■ **Provided data**
------

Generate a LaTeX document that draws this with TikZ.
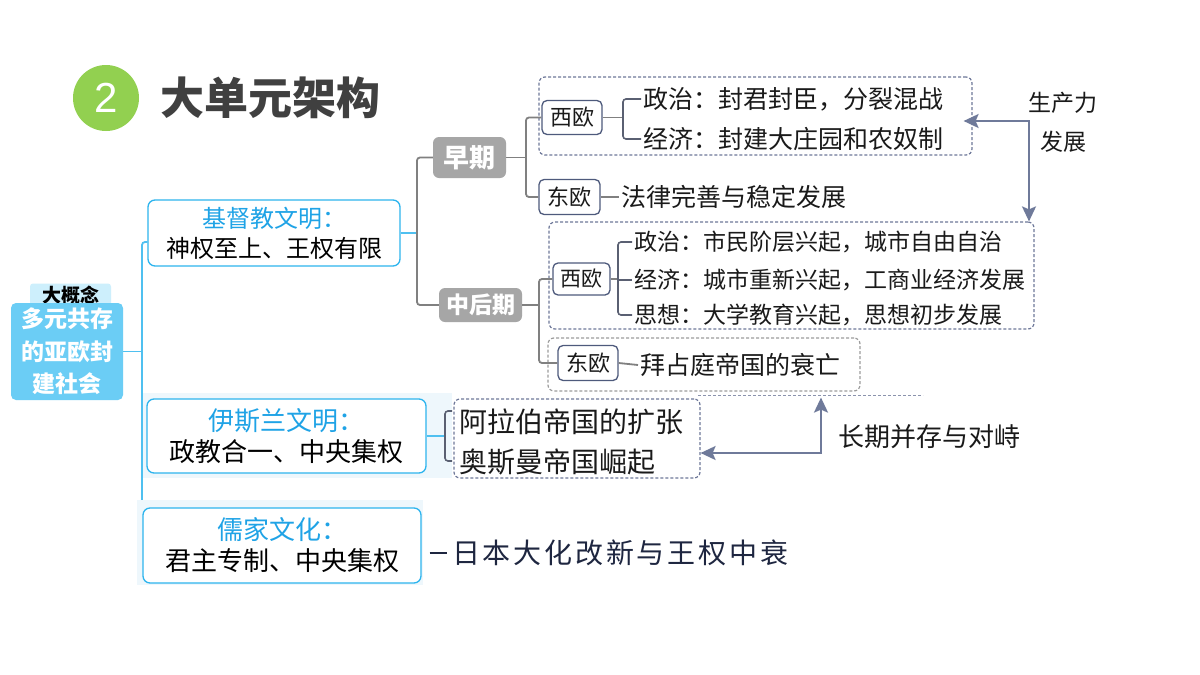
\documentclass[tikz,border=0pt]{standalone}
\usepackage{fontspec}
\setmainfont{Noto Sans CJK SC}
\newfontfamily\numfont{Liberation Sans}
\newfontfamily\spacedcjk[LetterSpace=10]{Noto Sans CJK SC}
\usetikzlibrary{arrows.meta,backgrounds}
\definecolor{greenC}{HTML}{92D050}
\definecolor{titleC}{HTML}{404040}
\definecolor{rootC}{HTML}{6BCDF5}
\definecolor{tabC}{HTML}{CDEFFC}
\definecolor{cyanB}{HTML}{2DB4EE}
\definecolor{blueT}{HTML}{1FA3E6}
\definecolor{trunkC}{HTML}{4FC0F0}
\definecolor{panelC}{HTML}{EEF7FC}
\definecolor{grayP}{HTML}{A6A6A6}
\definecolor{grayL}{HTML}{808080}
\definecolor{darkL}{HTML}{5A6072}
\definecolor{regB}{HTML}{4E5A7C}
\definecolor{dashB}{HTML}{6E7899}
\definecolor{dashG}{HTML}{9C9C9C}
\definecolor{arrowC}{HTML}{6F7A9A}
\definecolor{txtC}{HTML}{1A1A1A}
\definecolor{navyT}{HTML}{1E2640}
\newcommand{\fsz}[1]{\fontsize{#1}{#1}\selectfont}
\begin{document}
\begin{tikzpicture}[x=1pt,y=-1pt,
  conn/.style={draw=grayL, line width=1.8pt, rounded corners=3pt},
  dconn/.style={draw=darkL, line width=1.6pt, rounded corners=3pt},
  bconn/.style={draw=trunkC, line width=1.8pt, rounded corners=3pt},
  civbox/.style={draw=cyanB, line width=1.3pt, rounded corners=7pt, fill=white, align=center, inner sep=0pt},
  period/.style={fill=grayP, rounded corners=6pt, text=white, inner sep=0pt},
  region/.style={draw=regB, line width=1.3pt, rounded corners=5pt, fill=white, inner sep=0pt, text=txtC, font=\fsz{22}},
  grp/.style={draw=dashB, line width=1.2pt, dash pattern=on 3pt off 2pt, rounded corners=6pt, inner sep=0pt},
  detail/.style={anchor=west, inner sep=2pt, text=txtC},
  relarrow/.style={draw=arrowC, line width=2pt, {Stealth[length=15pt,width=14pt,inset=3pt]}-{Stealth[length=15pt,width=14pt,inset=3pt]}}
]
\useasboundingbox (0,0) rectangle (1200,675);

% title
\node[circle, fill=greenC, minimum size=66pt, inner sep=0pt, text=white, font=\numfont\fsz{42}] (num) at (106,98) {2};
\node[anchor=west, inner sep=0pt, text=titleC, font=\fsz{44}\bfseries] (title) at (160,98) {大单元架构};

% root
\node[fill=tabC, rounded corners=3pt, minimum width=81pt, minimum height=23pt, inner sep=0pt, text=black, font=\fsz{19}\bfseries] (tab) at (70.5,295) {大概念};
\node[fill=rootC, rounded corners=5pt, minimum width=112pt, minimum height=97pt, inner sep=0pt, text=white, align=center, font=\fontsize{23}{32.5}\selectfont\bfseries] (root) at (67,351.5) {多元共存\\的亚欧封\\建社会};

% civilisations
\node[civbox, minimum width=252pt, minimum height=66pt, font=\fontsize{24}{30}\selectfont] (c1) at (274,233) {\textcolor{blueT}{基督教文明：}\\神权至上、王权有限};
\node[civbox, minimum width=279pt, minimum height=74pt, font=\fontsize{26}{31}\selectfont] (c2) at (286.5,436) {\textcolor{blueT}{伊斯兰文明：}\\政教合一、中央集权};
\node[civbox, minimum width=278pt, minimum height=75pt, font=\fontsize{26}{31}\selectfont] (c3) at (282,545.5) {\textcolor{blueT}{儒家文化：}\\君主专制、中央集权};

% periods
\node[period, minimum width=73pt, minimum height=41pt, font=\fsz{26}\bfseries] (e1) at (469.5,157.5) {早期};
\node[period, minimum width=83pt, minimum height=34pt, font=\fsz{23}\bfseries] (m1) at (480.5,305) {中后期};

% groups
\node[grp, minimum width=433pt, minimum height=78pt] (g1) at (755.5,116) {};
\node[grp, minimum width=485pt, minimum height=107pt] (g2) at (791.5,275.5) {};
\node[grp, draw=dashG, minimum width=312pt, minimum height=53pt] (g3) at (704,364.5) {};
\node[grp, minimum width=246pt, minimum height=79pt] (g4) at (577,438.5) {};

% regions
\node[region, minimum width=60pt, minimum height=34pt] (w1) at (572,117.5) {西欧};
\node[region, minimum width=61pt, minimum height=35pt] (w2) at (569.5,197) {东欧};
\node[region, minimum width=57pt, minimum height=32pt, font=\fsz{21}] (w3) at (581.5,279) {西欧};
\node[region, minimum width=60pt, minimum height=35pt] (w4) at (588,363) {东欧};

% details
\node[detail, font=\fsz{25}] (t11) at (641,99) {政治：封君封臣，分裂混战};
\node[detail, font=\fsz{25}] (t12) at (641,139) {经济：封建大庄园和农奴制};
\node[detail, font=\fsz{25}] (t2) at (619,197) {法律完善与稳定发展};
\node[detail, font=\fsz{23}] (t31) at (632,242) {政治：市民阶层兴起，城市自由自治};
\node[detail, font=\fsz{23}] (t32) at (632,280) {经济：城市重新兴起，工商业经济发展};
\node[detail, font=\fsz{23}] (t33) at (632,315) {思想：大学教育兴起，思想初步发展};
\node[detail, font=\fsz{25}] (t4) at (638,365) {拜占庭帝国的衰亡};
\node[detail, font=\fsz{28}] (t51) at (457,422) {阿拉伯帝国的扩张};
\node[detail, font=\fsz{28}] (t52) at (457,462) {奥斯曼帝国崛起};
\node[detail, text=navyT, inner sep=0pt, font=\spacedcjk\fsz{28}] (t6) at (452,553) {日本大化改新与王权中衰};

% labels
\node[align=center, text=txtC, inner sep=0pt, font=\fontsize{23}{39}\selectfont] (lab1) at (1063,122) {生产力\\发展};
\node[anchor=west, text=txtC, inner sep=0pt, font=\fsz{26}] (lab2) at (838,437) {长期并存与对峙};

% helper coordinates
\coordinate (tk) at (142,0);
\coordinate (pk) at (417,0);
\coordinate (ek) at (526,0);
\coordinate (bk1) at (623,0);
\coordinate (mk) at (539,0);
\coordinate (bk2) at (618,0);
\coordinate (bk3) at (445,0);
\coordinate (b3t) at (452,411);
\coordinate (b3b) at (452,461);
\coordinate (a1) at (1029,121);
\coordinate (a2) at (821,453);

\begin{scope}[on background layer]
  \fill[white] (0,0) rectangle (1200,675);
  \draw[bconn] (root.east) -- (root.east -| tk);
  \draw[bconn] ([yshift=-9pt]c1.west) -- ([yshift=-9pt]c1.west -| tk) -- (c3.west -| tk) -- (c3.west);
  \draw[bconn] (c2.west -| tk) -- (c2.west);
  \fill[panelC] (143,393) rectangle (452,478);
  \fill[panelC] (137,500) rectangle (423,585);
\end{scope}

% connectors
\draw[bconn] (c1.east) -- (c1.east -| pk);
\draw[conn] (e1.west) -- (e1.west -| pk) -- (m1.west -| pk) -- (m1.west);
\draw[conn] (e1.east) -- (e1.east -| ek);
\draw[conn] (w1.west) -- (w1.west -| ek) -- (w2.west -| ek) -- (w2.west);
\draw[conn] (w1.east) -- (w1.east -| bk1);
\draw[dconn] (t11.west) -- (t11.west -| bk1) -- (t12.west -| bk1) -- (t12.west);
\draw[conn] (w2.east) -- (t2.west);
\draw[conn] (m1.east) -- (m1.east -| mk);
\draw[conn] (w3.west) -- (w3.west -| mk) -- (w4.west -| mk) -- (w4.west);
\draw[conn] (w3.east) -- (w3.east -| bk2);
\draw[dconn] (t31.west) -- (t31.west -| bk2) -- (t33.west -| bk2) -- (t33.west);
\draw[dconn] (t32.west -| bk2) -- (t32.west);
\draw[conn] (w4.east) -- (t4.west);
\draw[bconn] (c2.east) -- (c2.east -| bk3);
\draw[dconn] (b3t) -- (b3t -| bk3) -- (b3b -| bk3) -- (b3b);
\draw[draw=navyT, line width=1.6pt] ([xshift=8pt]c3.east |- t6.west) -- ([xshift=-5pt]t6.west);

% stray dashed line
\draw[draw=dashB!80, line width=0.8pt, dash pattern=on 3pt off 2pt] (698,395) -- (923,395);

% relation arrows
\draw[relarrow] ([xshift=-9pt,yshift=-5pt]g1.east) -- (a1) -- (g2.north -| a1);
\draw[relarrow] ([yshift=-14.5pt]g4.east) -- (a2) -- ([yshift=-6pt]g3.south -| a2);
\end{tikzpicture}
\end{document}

------

■ **Your goal**
Pictures are excluded: retype only the lines from the beginning of the listing above through the line with "(title) at (160,98)", both included.

■ **Response to this exercise**
Generate a LaTeX document that draws this with TikZ.
\documentclass[tikz,border=0pt]{standalone}
\usepackage{fontspec}
\setmainfont{Noto Sans CJK SC}
\newfontfamily\numfont{Liberation Sans}
\newfontfamily\spacedcjk[LetterSpace=10]{Noto Sans CJK SC}
\usetikzlibrary{arrows.meta,backgrounds}
\definecolor{greenC}{HTML}{92D050}
\definecolor{titleC}{HTML}{404040}
\definecolor{rootC}{HTML}{6BCDF5}
\definecolor{tabC}{HTML}{CDEFFC}
\definecolor{cyanB}{HTML}{2DB4EE}
\definecolor{blueT}{HTML}{1FA3E6}
\definecolor{trunkC}{HTML}{4FC0F0}
\definecolor{panelC}{HTML}{EEF7FC}
\definecolor{grayP}{HTML}{A6A6A6}
\definecolor{grayL}{HTML}{808080}
\definecolor{darkL}{HTML}{5A6072}
\definecolor{regB}{HTML}{4E5A7C}
\definecolor{dashB}{HTML}{6E7899}
\definecolor{dashG}{HTML}{9C9C9C}
\definecolor{arrowC}{HTML}{6F7A9A}
\definecolor{txtC}{HTML}{1A1A1A}
\definecolor{navyT}{HTML}{1E2640}
\newcommand{\fsz}[1]{\fontsize{#1}{#1}\selectfont}
\begin{document}
\begin{tikzpicture}[x=1pt,y=-1pt,
  conn/.style={draw=grayL, line width=1.8pt, rounded corners=3pt},
  dconn/.style={draw=darkL, line width=1.6pt, rounded corners=3pt},
  bconn/.style={draw=trunkC, line width=1.8pt, rounded corners=3pt},
  civbox/.style={draw=cyanB, line width=1.3pt, rounded corners=7pt, fill=white, align=center, inner sep=0pt},
  period/.style={fill=grayP, rounded corners=6pt, text=white, inner sep=0pt},
  region/.style={draw=regB, line width=1.3pt, rounded corners=5pt, fill=white, inner sep=0pt, text=txtC, font=\fsz{22}},
  grp/.style={draw=dashB, line width=1.2pt, dash pattern=on 3pt off 2pt, rounded corners=6pt, inner sep=0pt},
  detail/.style={anchor=west, inner sep=2pt, text=txtC},
  relarrow/.style={draw=arrowC, line width=2pt, {Stealth[length=15pt,width=14pt,inset=3pt]}-{Stealth[length=15pt,width=14pt,inset=3pt]}}
]
\useasboundingbox (0,0) rectangle (1200,675);

% title
\node[circle, fill=greenC, minimum size=66pt, inner sep=0pt, text=white, font=\numfont\fsz{42}] (num) at (106,98) {2};
\node[anchor=west, inner sep=0pt, text=titleC, font=\fsz{44}\bfseries] (title) at (160,98) {大单元架构};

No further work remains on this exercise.